9. Government borrowing disappoints: Public sector net borrowing (excluding financial interventions) was £11.8 billion in February 2011, a record for the month. Even so, borrowing in the first eleven months of the 2010/11 fiscal year totalled £123.5 billion, down from the £136.6 billion borrowed in the same period of 2009/10. The OBR expects borrowing to fall from £145.9 billion in 2010/11 to £122 billion in 2011/12.
10. Money supply is contracting: M4 – the broad measure of money supply in the UK – shrank by 1.5% over the year to February 2011. This could reflect weak demand for lending – particularly mortgage lending – in the economy or it could be a sign that the supply of credit is being constrained (or some combination of the two). Alongside falling real wages, this is more evidence that consumer demand is likely to be weak in coming months.

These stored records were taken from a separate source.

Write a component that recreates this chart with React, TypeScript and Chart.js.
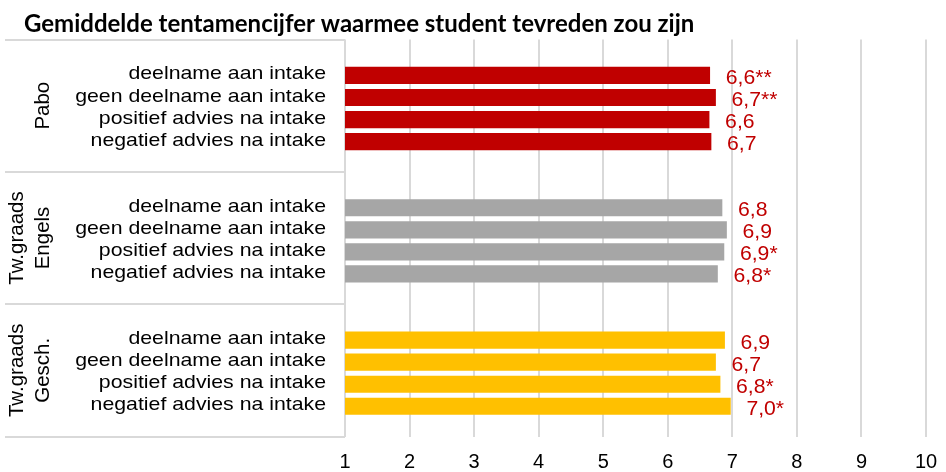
import React, { useEffect, useRef } from 'react';
import { Chart, registerables } from 'chart.js';

Chart.register(...registerables);

// ---- data ----
const title = 'Gemiddelde tentamencijfer waarmee student tevreden zou zijn';
const groupNames: string[][] = [['Pabo'], ['Tw.graads', 'Engels'], ['Tw.graads', 'Gesch.']];
const categories = [
  'deelname aan intake',
  'geen deelname aan intake',
  'positief advies na intake',
  'negatief advies na intake',
];
const paboValues = [6.65, 6.74, 6.64, 6.67];
const engelsValues = [6.84, 6.91, 6.87, 6.77];
const geschValues = [6.88, 6.74, 6.81, 6.97];
const paboLabels = ['6,6**', '6,7**', '6,6', '6,7'];
const engelsLabels = ['6,8', '6,9', '6,9*', '6,8*'];
const geschLabels = ['6,9', '6,7', '6,8*', '7,0*'];
const xTickValues = [1, 2, 3, 4, 5, 6, 7, 8, 9, 10];
const groupColors = ['#C00000', '#A6A6A6', '#FFC000'];

const groupValues = [paboValues, engelsValues, geschValues];
const groupLabels = [paboLabels, engelsLabels, geschLabels];
const SLOTS_PER_GROUP = 6;
const slotIndex = (g: number, i: number) => g * SLOTS_PER_GROUP + 1 + i;

const SANS = '"Liberation Sans", Arial, sans-serif';
const LABEL_RED = '#C00000';
const LINE_GRAY = '#D9D9D9';

function drawText(
  ctx: CanvasRenderingContext2D,
  text: string,
  x: number,
  y: number,
  font: string,
  color: string,
  align: CanvasTextAlign,
  baseline: CanvasTextBaseline,
  sx = 1,
  rotate = 0
) {
  ctx.save();
  ctx.translate(x, y);
  if (rotate) ctx.rotate(rotate);
  ctx.scale(sx, 1);
  ctx.font = font;
  ctx.fillStyle = color;
  ctx.textAlign = align;
  ctx.textBaseline = baseline;
  ctx.fillText(text, 0, 0);
  ctx.restore();
}

const decorPlugin = {
  id: 'decor',
  afterDraw(chart: any) {
    const ctx: CanvasRenderingContext2D = chart.ctx;
    const { top, bottom, left } = chart.chartArea;
    const xs = chart.scales.x;
    const ys = chart.scales.y;
    const h3 = (bottom - top) / 3;

    // title
    drawText(ctx, title, 24, 32, 'bold 24px Lato, "Liberation Sans", sans-serif', '#000', 'left', 'alphabetic');

    // group boxes
    ctx.save();
    ctx.strokeStyle = LINE_GRAY;
    ctx.lineWidth = 2;
    for (let k = 0; k <= 3; k++) {
      const y = Math.round(top + k * h3);
      ctx.beginPath();
      ctx.moveTo(5, y);
      ctx.lineTo(left, y);
      ctx.stroke();
    }
    ctx.restore();

    groupNames.forEach((lines, g) => {
      const cy = top + (g + 0.5) * h3;
      const xsPos = lines.length === 1 ? [43.4] : [17.8, 43.2];
      lines.forEach((ln, j) => {
        drawText(ctx, ln, xsPos[j], cy, `20.5px ${SANS}`, '#000', 'center', 'middle', 1, -Math.PI / 2);
      });
    });

    // category labels and data labels
    groupValues.forEach((vals, g) => {
      vals.forEach((v, i) => {
        const cy = ys.getPixelForValue(slotIndex(g, i));
        drawText(ctx, categories[i], left - 19, cy + 4, `19px ${SANS}`, '#000', 'right', 'alphabetic', 1.12);
        const xEnd = xs.getPixelForValue(v);
        drawText(ctx, groupLabels[g][i], xEnd + 16, cy + 8.5, `20px ${SANS}`, LABEL_RED, 'left', 'alphabetic', 1.06);
      });
    });

    // x tick labels
    xTickValues.forEach((t) => {
      drawText(ctx, String(t), xs.getPixelForValue(t), 468, `20px ${SANS}`, '#000', 'center', 'alphabetic');
    });
  },
};

export default function App() {
  const ref = useRef<HTMLCanvasElement>(null);

  useEffect(() => {
    if (!ref.current) return;
    const datasets = groupValues.map((vals, g) => ({
      data: vals.map((v, i) => ({ x: v, y: slotIndex(g, i) })),
      backgroundColor: groupColors[g],
      borderWidth: 0,
      barThickness: 16.5,
      grouped: false,
    }));
    const chart = new Chart(ref.current, {
      type: 'bar',
      data: { datasets } as any,
      options: {
        indexAxis: 'y',
        responsive: false,
        animation: false,
        devicePixelRatio: 1,
        layout: { padding: { left: 345, right: 20, top: 39.5, bottom: 35.5 } },
        plugins: {
          legend: { display: false },
          tooltip: { enabled: false },
          title: { display: false },
        },
        scales: {
          x: {
            type: 'linear',
            min: 1,
            max: 10,
            display: true,
            ticks: { display: false, stepSize: 1 },
            grid: { color: LINE_GRAY, lineWidth: 2, drawTicks: false },
            border: { display: false },
          },
          y: {
            type: 'linear',
            min: -0.63,
            max: 17.37,
            reverse: true,
            offset: false,
            display: false,
          },
        },
      } as any,
      plugins: [decorPlugin],
    });
    return () => chart.destroy();
  }, []);

  return (
    <div style={{ position: 'absolute', left: 0, top: 0, width: 946, height: 472, background: '#fff' }}>
      <canvas ref={ref} width={946} height={472} style={{ display: 'block', width: 946, height: 472 }} />
    </div>
  );
}
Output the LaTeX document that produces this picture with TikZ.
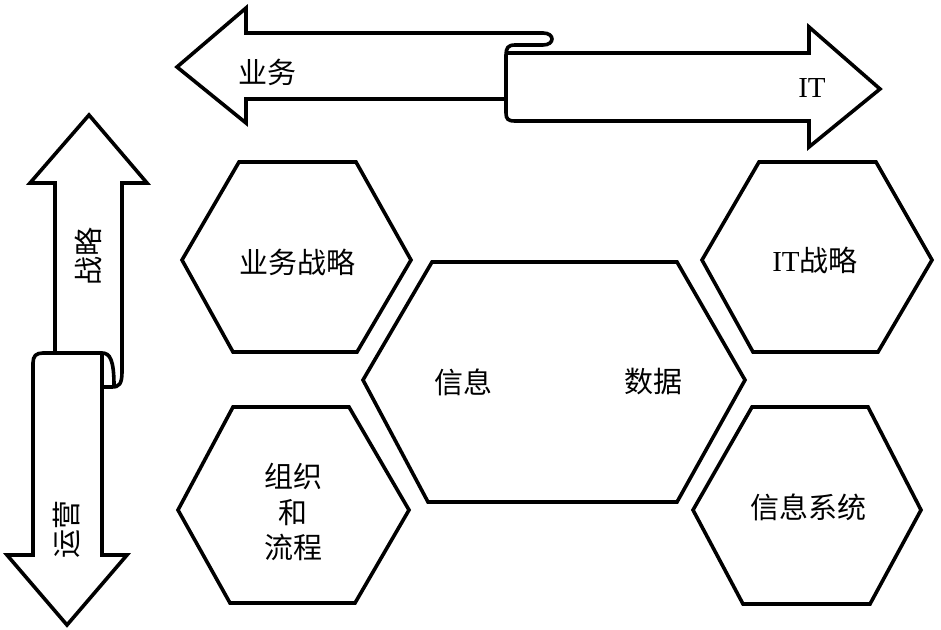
\documentclass[tikz,border=0pt]{standalone}
\usepackage{fontspec}
\setmainfont{Liberation Serif}
\newfontfamily\cjk{Noto Sans CJK SC}

\begin{document}
\begin{tikzpicture}[x=0.5pt,y=-0.5pt,
  outline/.style={draw,line width=1.8pt},
  lbl/.style={font=\cjk\fontsize{14.5}{17.75}\selectfont,inner sep=0pt}]
  \useasboundingbox (0,0) rectangle (941,630);
  \draw[outline] (543,33) -- (246,33) -- (246,8) -- (177,67) -- (246,123) -- (246,99) -- (506,99);
  \draw[outline] (543,33) .. controls (555,33) and (555,45) .. (543,45) -- (515,45)
    .. controls (508,45) and (506,48) .. (506,55) -- (506,113)
    .. controls (506,119) and (508,121) .. (515,121) -- (809,121) -- (809,147) -- (880,89)
    -- (809,27) -- (809,53) -- (508,53);
  \draw[outline] (55,353) -- (55,183) -- (30,183) -- (89,115) -- (147,183) -- (122,183) -- (122,372)
    .. controls (122,384) and (119,387) .. (112,387) -- (102,387);
  \draw[outline] (102,353) -- (102,555) -- (127,555) -- (67,625) -- (7,555) -- (33,555) -- (33,363)
    .. controls (33,356) and (36,353) .. (43,353) -- (102,353)
    .. controls (110,353) and (114,360) .. (114,386);
  \node[lbl] (yw) at (267,72) {业务};
  \node[lbl] (it) at (812,88) {\rmfamily IT};
  \node[lbl,rotate=90] (zl) at (88,257) {战略};
  \node[lbl,rotate=90] (yy) at (67,529) {运营};
  \draw[outline] (239,162) -- (356,162) -- (411,260) -- (357,352) -- (233,352) -- (182,260) -- cycle;
  \draw[outline] (233,407) -- (349,407) -- (409,510) -- (355,603) -- (230,603) -- (178,510) -- cycle;
  \draw[outline] (759,162) -- (876,162) -- (932,260) -- (878,352) -- (753,352) -- (702,260) -- cycle;
  \draw[outline] (752,407) -- (868,407) -- (921,510) -- (870,604) -- (743,604) -- (693,510) -- cycle;
  \draw[outline] (432,262) -- (677,262) -- (745,380) -- (677,502) -- (428,502) -- (363,380) -- cycle;
  \node[lbl] (ywzl) at (297,262) {业务战略};
  \node[lbl] (itzl) at (815,260) {{\rmfamily IT}战略};
  \node[lbl,align=center] (zzlc) at (293,512) {组织\\和\\流程};
  \node[lbl] (xx) at (463,382) {信息};
  \node[lbl] (sj) at (653,382) {数据};
  \node[lbl] (xxxt) at (808,507) {信息系统};
\end{tikzpicture}
\end{document}
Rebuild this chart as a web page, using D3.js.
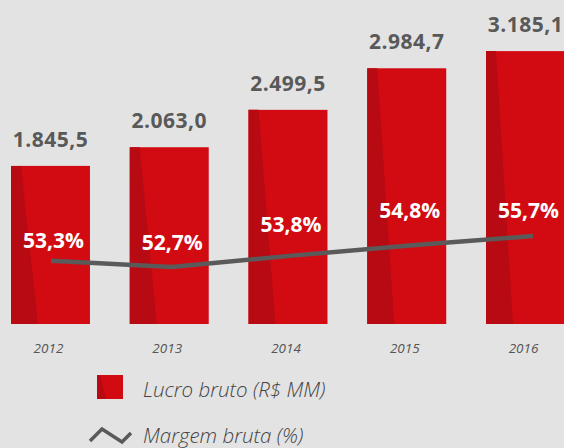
<!DOCTYPE html>
<html>
<head>
<meta charset="utf-8">
<script src="https://cdn.jsdelivr.net/npm/d3@7"></script>
<style>
  html, body { margin: 0; padding: 0; background: #e3e3e3; }
  svg { display: block; }
  .val { font-family: "Open Sans", sans-serif; font-weight: 700; font-size: 21px; fill: #595959; }
  .pct { font-family: "Open Sans", sans-serif; font-weight: 700; font-size: 21px; fill: #ffffff; }
  .year { font-family: "Open Sans", sans-serif; font-style: italic; font-size: 13.5px; fill: #555; }
  .leg { font-family: "Open Sans", sans-serif; font-style: italic; font-weight: 300; font-size: 20.5px; fill: #444; }
</style>
</head>
<body>
<div id="chart"></div>
<script>
const years = ["2012", "2013", "2014", "2015", "2016"];
const lucro = [1845.5, 2063.0, 2499.5, 2984.7, 3185.1];
const margem = [53.3, 52.7, 53.8, 54.8, 55.7];
const lucroLabels = ["1.845,5", "2.063,0", "2.499,5", "2.984,7", "3.185,1"];
const margemLabels = ["53,3%", "52,7%", "53,8%", "54,8%", "55,7%"];
const legendLabels = ["Lucro bruto (R$ MM)", "Margem bruta (%)"];

const W = 564, H = 448;
const RED = "#d20b12", DARK = "#b70a12", LINE = "#5a5a5a";

const svg = d3.select("#chart").append("svg")
    .attr("width", W).attr("height", H)
    .attr("viewBox", `0 0 ${W} ${H}`);

svg.append("rect").attr("width", W).attr("height", H).attr("fill", "#e3e3e3");

// scales
const x = d3.scaleBand().domain(years).range([11, 565]).paddingInner(0.335).paddingOuter(0);
const y = d3.scaleLinear().domain([0, 3700]).range([324, 7]);
const xLine = d3.scalePoint().domain(years).range([51, 533]);
const yM = d3.scaleLinear().domain([52.7, 55.7]).range([267, 236]);

// bars
const bars = svg.append("g").attr("id", "bars")
    .selectAll("g").data(years).enter().append("g");

bars.append("rect")
    .attr("x", d => x(d))
    .attr("y", (d, i) => y(lucro[i]))
    .attr("width", x.bandwidth())
    .attr("height", (d, i) => y(0) - y(lucro[i]))
    .attr("fill", RED);

bars.append("path")
    .attr("fill", DARK)
    .attr("d", (d, i) => {
        let x0 = x(d), t = y(lucro[i]), b = y(0);
        return `M${x0},${t}L${x0 + 10},${t}L${x0 + 27},${b}L${x0},${b}Z`;
    });

// value labels
svg.append("g").selectAll("text").data(years).enter().append("text")
    .attr("class", "val")
    .attr("x", d => x(d) + x.bandwidth() / 2)
    .attr("y", (d, i) => y(lucro[i]) - 19)
    .attr("text-anchor", "middle")
    .style("letter-spacing", "0.5px")
    .text((d, i) => lucroLabels[i]);

// margin line
const line = d3.line()
    .x(d => xLine(d.year))
    .y(d => yM(d.m));

svg.append("path")
    .datum(years.map((d, i) => ({year: d, m: margem[i]})))
    .attr("fill", "none")
    .attr("stroke", LINE)
    .attr("stroke-width", 4.5)
    .attr("d", line);

// percent labels
const pctY = [248, 250, 232, 218, 218];
svg.append("g").selectAll("text").data(years).enter().append("text")
    .attr("class", "pct")
    .attr("x", d => x(d) + x.bandwidth() / 2 + 3)
    .attr("y", (d, i) => pctY[i])
    .attr("text-anchor", "middle")
    .text((d, i) => margemLabels[i]);

// years
svg.append("g").selectAll("text").data(years).enter().append("text")
    .attr("class", "year")
    .attr("x", d => x(d) + x.bandwidth() / 2 - 2)
    .attr("y", 353)
    .attr("text-anchor", "middle")
    .text(d => d);

// legend
const leg = svg.append("g").attr("id", "legend");
leg.append("rect").attr("x", 97).attr("y", 375).attr("width", 26).attr("height", 24).attr("fill", RED);
leg.append("path").attr("fill", DARK).attr("d", "M97,375L100,375L106,399L97,399Z");
leg.append("text").attr("class", "leg").attr("x", 143).attr("y", 397).text(legendLabels[0]);

leg.append("path")
    .attr("fill", "none").attr("stroke", LINE).attr("stroke-width", 3.5)
    .attr("d", "M90,441L102,429L122,442L131,433");
leg.append("text").attr("class", "leg").attr("x", 143).attr("y", 443).text(legendLabels[1]);
</script>
</body>
</html>
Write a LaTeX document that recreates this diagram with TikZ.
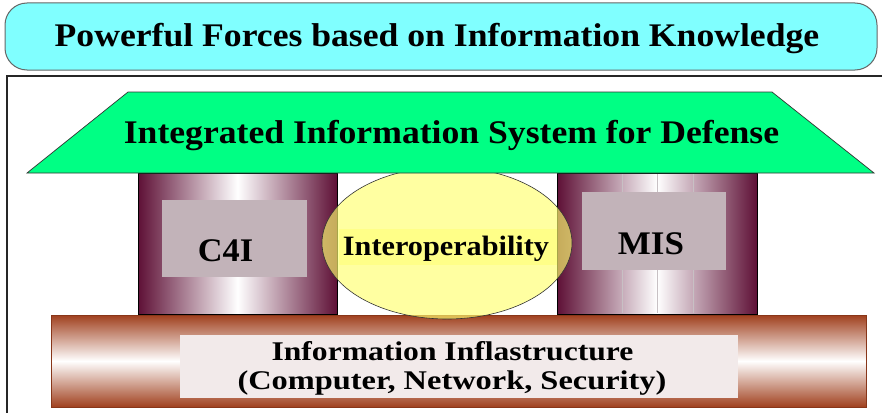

It may also be a sign that companies that are not cash-rich are facing difficulties in getting loans.
11. Interest rates remain at 0.5%; QE at £200 billion: The Monetary Policy Committee left interest rates at 0.5% and the amount of quantitative easing at £200 billion in March. As in February, one member – Andrew Sentance – called for an immediate increase in the Bank Rate from 0.5% to 1%, two – Martin Weale and Spencer Dale – voted for an increase to 0.75%, five voted for no change and one – Adam Posen – wanted to increase QE by a further £50 billion.
12. Government bond yields little changed: The 10-year government bond yield ended March close to 3.75% – unchanged from where it stood at the end of February. Short-term yields on index-linked bonds are negative – meaning investors accept that they will receive a return below inflation.
13. Sterling weak in March: Sterling’s value against a basket of overseas currencies fell by 3% during March and it ended the month at its lowest level for 2011. It was down against both the euro and the US dollar as investors bet that the weaker growth outlook would delay interest rate increases.
14. Libyan turmoil pushes oil price higher: NATO’s intervention in Libya and continued disturbances in other North African and Middle East countries caused the oil price to rise to a 30-month high in US dollar terms. In sterling terms, the price has never been higher.